*ENTRIES PROVIDED*.

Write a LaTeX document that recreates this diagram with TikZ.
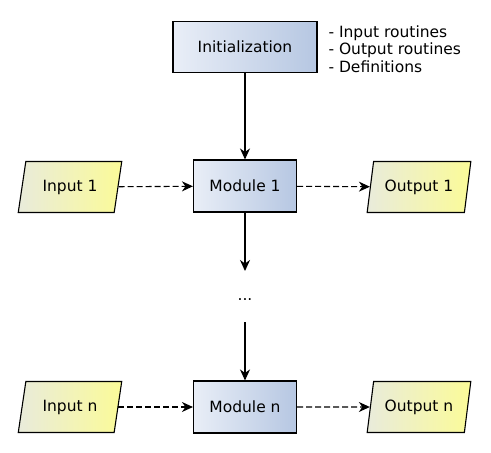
\documentclass[tikz,border=0pt]{standalone}
\usepackage{fontspec}
\setmainfont{DejaVu Sans}
\usepackage{xcolor}
\usetikzlibrary{shapes.geometric, arrows.meta}

\definecolor{modleft}{HTML}{E9EEF7}
\definecolor{modright}{HTML}{B6C7E2}
\definecolor{ioleft}{HTML}{E9EBDB}
\definecolor{ioright}{HTML}{FBFB98}

\begin{document}
\begin{tikzpicture}[>={Stealth[length=11pt,width=10pt,inset=3.5pt]}, x=1pt, y=-1pt,
    font=\fontsize{15.5}{17.5}\selectfont,
    module/.style={draw, line width=1.1pt, left color=modleft, right color=modright,
      minimum width=103pt, minimum height=52pt},
    io/.style={draw, line width=1.1pt, trapezium, trapezium left angle=76,
      trapezium right angle=104, trapezium stretches=true,
      left color=ioleft, right color=ioright,
      minimum width=104pt, minimum height=51pt},
    flow/.style={->, line width=1.1pt},
    data/.style={->, line width=1.1pt, dash pattern=on 6pt off 3pt}]
      \useasboundingbox (0,0) rectangle (491,453);

      \node[module, minimum width=144pt, minimum height=51pt] (init) at (245,47) {Initialization};
      \node[anchor=west, align=left] (notes) at (325,49) {- Input routines\\- Output routines\\- Definitions};

      \node[module] (mod1) at (245,186) {Module 1};
      \node[io] (in1) at (70,187) {Input 1};
      \node[io] (out1) at (419,187) {Output 1};

      \node (dots) at (245,300) {...};
      \coordinate (gapA) at (245,271);
      \coordinate (gapB) at (245,322);

      \node[module] (modn) at (245,407) {Module n};
      \node[io] (inn) at (70,407) {Input n};
      \node[io] (outn) at (419,407) {Output n};

      \draw[flow] (init) -- (mod1);
      \draw[flow] (mod1) -- (gapA);
      \draw[flow] (gapB) -- (modn);

      \draw[data] (in1) -- (mod1);
      \draw[data] (mod1) -- (out1);
      \draw[data] (inn) -- (modn);
      \draw[data] (modn) -- (outn);
    \end{tikzpicture}
\end{document}
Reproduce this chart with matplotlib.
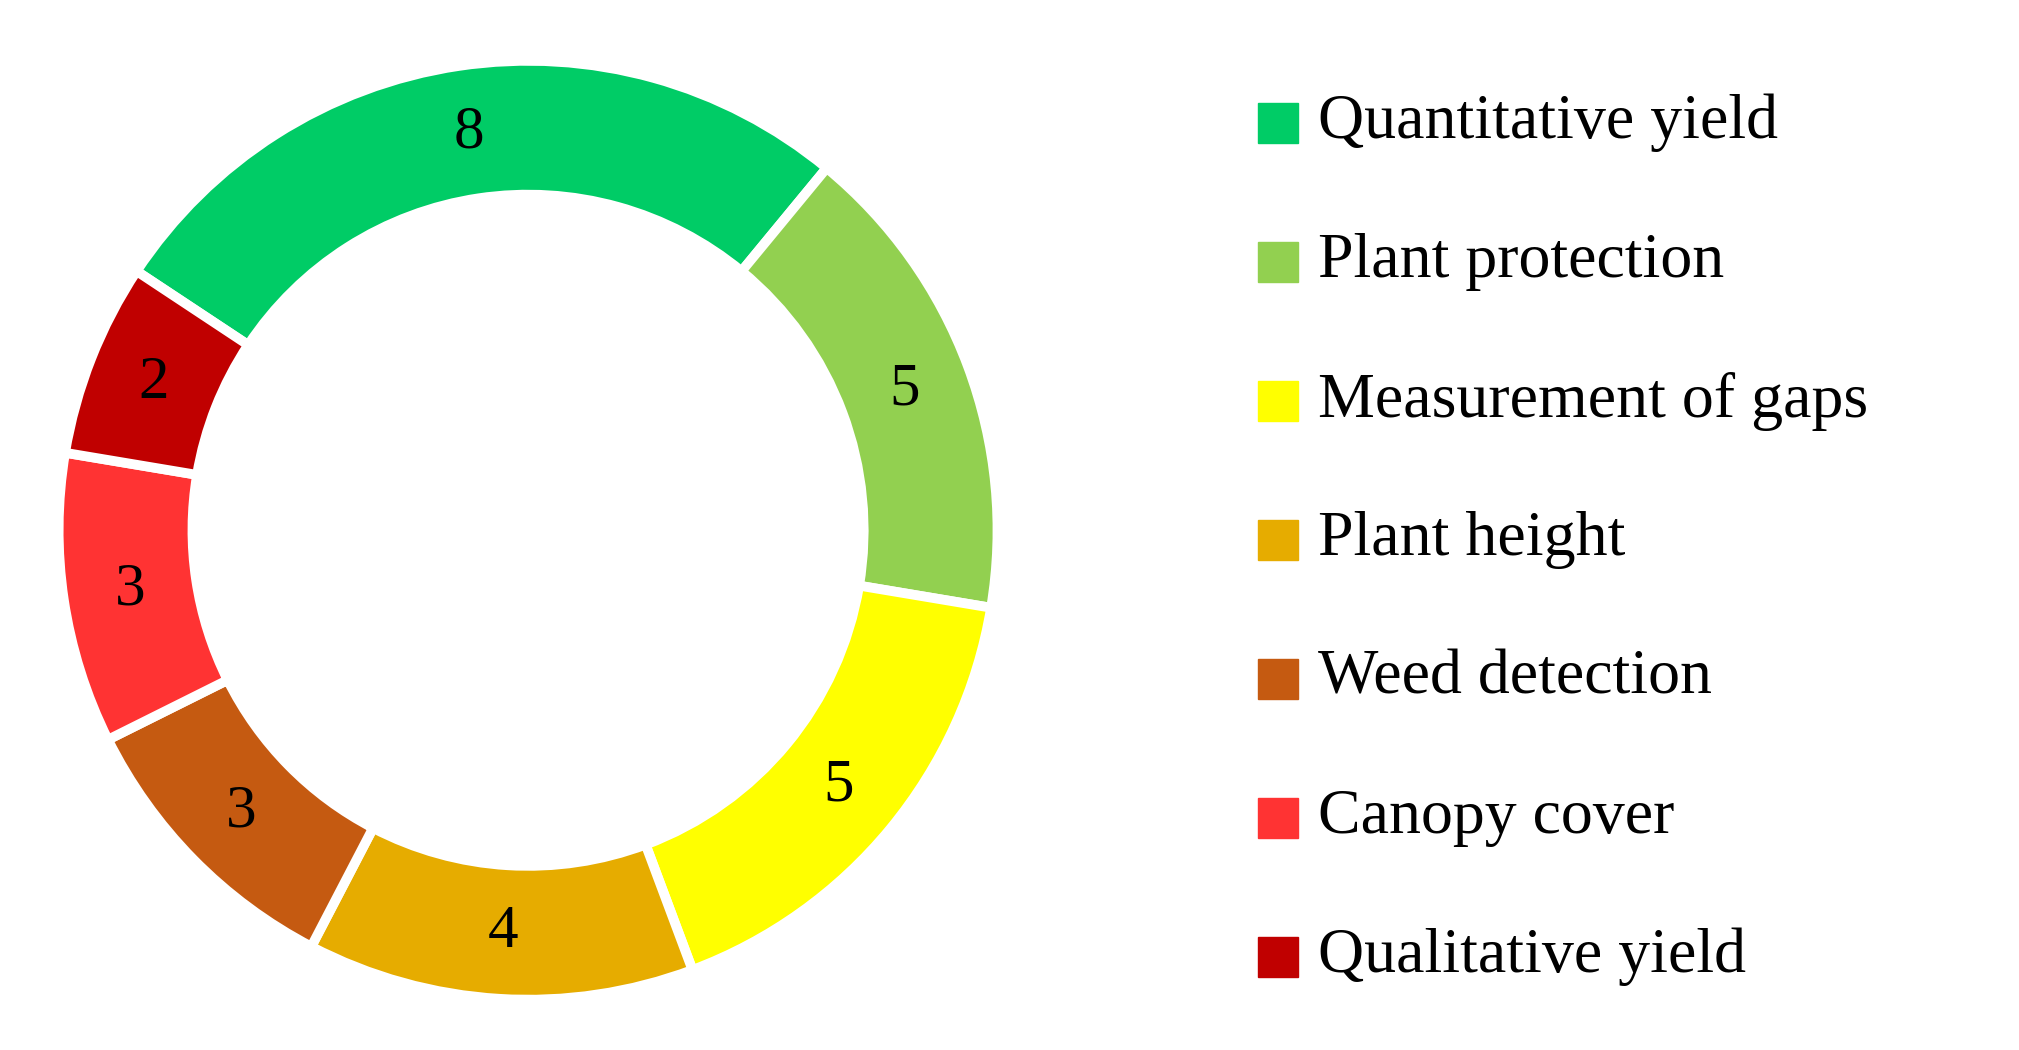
import matplotlib
matplotlib.use("Agg")
import matplotlib.pyplot as plt
from matplotlib.patches import Rectangle

categories = ["Quantitative yield", "Plant protection", "Measurement of gaps",
              "Plant height", "Weed detection", "Canopy cover", "Qualitative yield"]
values = [8, 5, 5, 4, 3, 3, 2]
colors = ["#00CC66", "#92D050", "#FFFF00", "#E6AC00", "#C55A11", "#FF3333", "#C00000"]

plt.rcParams['font.family'] = ['Liberation Serif', 'DejaVu Serif']
fig = plt.figure(figsize=(20.19, 10.5), dpi=100)
ax = fig.add_axes([0.0243, 0.039, 0.4745, 0.912])
wedges, texts = ax.pie(values, colors=colors, startangle=146.5, counterclock=False,
                       radius=1.0, wedgeprops=dict(width=0.285, edgecolor='white', linewidth=7))
total = sum(values)
import numpy as np
ang = 146.5
for v, w in zip(values, wedges):
    mid = np.deg2rad(ang - v / total * 360 / 2)
    ax.text(0.857 * np.cos(mid), 0.857 * np.sin(mid), str(v), ha='center', va='center', fontsize=44)
    ang -= v / total * 360
ax.set_xlim(-1.02, 1.02); ax.set_ylim(-1.02, 1.02); ax.set_aspect('equal'); ax.axis('off')

W, H = 2019, 1050
for i, (c, col) in enumerate(zip(categories, colors)):
    yc = 123 + i * 139
    fig.patches.append(Rectangle(((1258) / W, 1 - (yc + 20) / H), 40 / W, 40 / H,
                                 transform=fig.transFigure, color=col))
    fig.text(1318 / W, 1 - yc / H, c, ha='left', va='center', fontsize=46)
fig.savefig("out.png", dpi=100, facecolor='white')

*TASK DETAILS*. Emit the lines from the line containing "Reproduce this chart with matplotlib." to the final line of the material, inclusive, exactly as written; pictures are excluded.

*RESPONSE*.
Reproduce this chart with matplotlib.
import matplotlib
matplotlib.use("Agg")
import matplotlib.pyplot as plt
from matplotlib.patches import Rectangle

categories = ["Quantitative yield", "Plant protection", "Measurement of gaps",
              "Plant height", "Weed detection", "Canopy cover", "Qualitative yield"]
values = [8, 5, 5, 4, 3, 3, 2]
colors = ["#00CC66", "#92D050", "#FFFF00", "#E6AC00", "#C55A11", "#FF3333", "#C00000"]

plt.rcParams['font.family'] = ['Liberation Serif', 'DejaVu Serif']
fig = plt.figure(figsize=(20.19, 10.5), dpi=100)
ax = fig.add_axes([0.0243, 0.039, 0.4745, 0.912])
wedges, texts = ax.pie(values, colors=colors, startangle=146.5, counterclock=False,
                       radius=1.0, wedgeprops=dict(width=0.285, edgecolor='white', linewidth=7))
total = sum(values)
import numpy as np
ang = 146.5
for v, w in zip(values, wedges):
    mid = np.deg2rad(ang - v / total * 360 / 2)
    ax.text(0.857 * np.cos(mid), 0.857 * np.sin(mid), str(v), ha='center', va='center', fontsize=44)
    ang -= v / total * 360
ax.set_xlim(-1.02, 1.02); ax.set_ylim(-1.02, 1.02); ax.set_aspect('equal'); ax.axis('off')

W, H = 2019, 1050
for i, (c, col) in enumerate(zip(categories, colors)):
    yc = 123 + i * 139
    fig.patches.append(Rectangle(((1258) / W, 1 - (yc + 20) / H), 40 / W, 40 / H,
                                 transform=fig.transFigure, color=col))
    fig.text(1318 / W, 1 - yc / H, c, ha='left', va='center', fontsize=46)
fig.savefig("out.png", dpi=100, facecolor='white')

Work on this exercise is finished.